Find Andromeda this Autumn

15 Oct 2016

There are many of constellations in our night sky. Some are more visible during certain times of the year. Andromeda is one constellation that is easier to locate this autumn in the Northern hemisphere and it is also visible to those living in the Southern parts of the world. Check out these fun facts on this fascinating grouping of stars.

Regardless of whether you live in the northern or southern hemispheres, autumn is a good time of year to view the Andromeda constellation. In the northern hemisphere it can be seen from August to February. If you live in the southern hemisphere you can take a look at Andromeda from October to December.


Did you know? Andromeda has a Galaxy called M31.

Andromeda Mythology


Princess Andromeda is a mythological character from Greek legends in which this constellation is thought to represent. Both the Princess and her mother, Queen Cassiopeia, were known for their beauty. But unfortunately, as the tale goes, the Queen was also very vain. This upset the gods, so they sent a sea monster to destroy her kingdom. However, the Queen and her husband, King Cepheus, plotted a plan to chain up the Princess to a rock for an offering to the sea monster. Luckily Perseus saw her bound and freed her from her chains. He then killed the monster.Later the two were married and had nine children.

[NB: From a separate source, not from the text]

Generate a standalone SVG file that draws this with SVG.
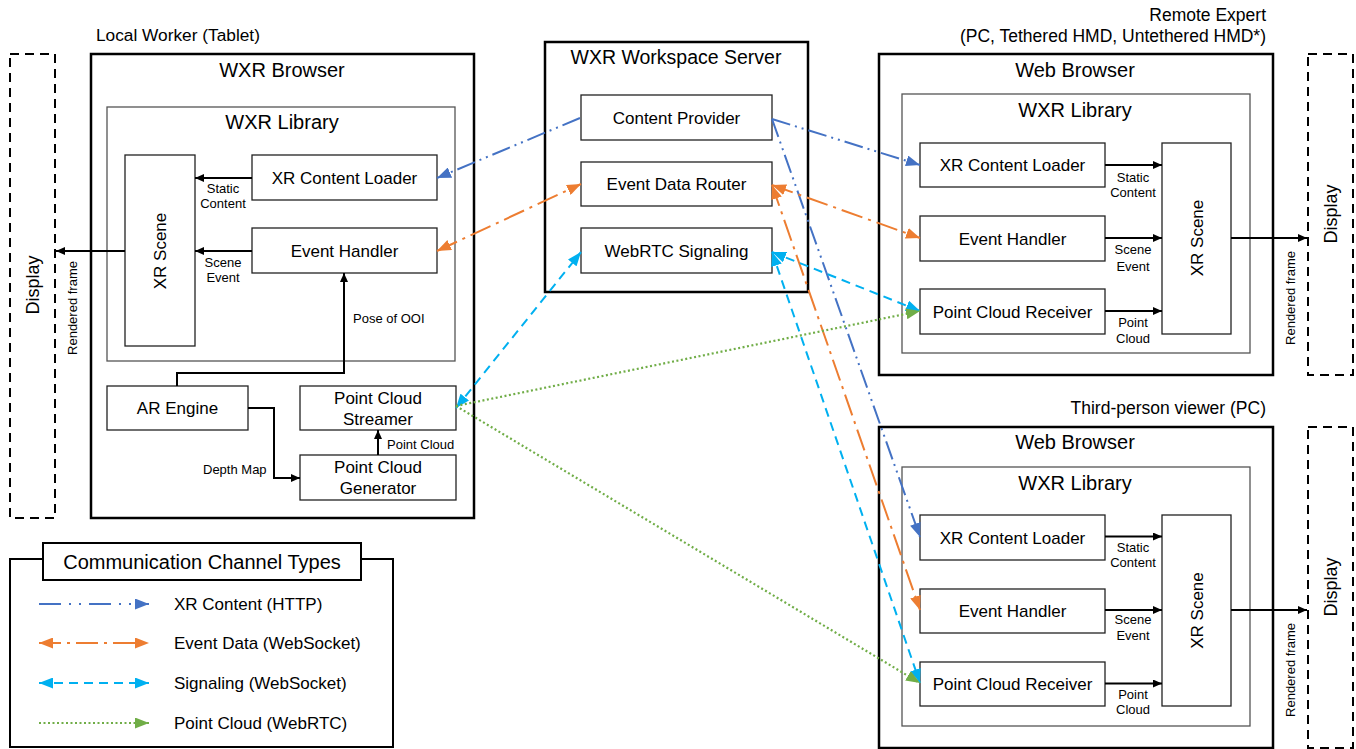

Although, Princess Andromeda does appear upside down in the night sky, there really is no reference as to why.

Did you know? 

The Andromeda galaxy lies within this constellation. It is located 2.5 million light-years away from Earth and is the furthest object that can be seen with the naked eye.

Brightest Stars in Andromeda

Andromeda has many stars, but only three shine very brightly. These stars are; Almach, Mirach and Alpheratz.

Almach Facts

This luminous star is actually a triple star system with it’s main star being an orange giant that shines 80 times that of our Sun. It is also called Gamma Andromedae and it’s located 350 light-years from Earth.
Mirach Facts
This star is considered a red giant and is located 200 light-years from Earth. It has a mass about 4 times greater than our Sun and is 100 times larger. Sometimes, Mirach is the brightest star shining in Andromeda, but because its luminosity varies it is considered the second brightest in this constellation.
Alpheratz Facts
Alpheratz is the brightest star in Andromeda which is made up of two stars orbiting each other. The main star is a blue giant with a radius 3 times that of the Sun and twice as hot. It is also called Alpha Andromedae.
Andromeda Galaxy M31

Andromeda Galaxy M31

Did you know? 

The Andromeda galaxy is orbited by several smaller galaxies, some of which are visible through a telescope or binoculars.

M31 – A Galaxy 

 This beautiful galaxy shine brighter than many stars in the sky and can even be seen with the naked eye. It is even larger than our very own Milky Way.


Now that you know all about the constellation of Andromeda, why not grab your binoculars or a telescope and go see it for yourself? It’s fun to explore the night sky and who knows, you may just discover something out-of-this-world!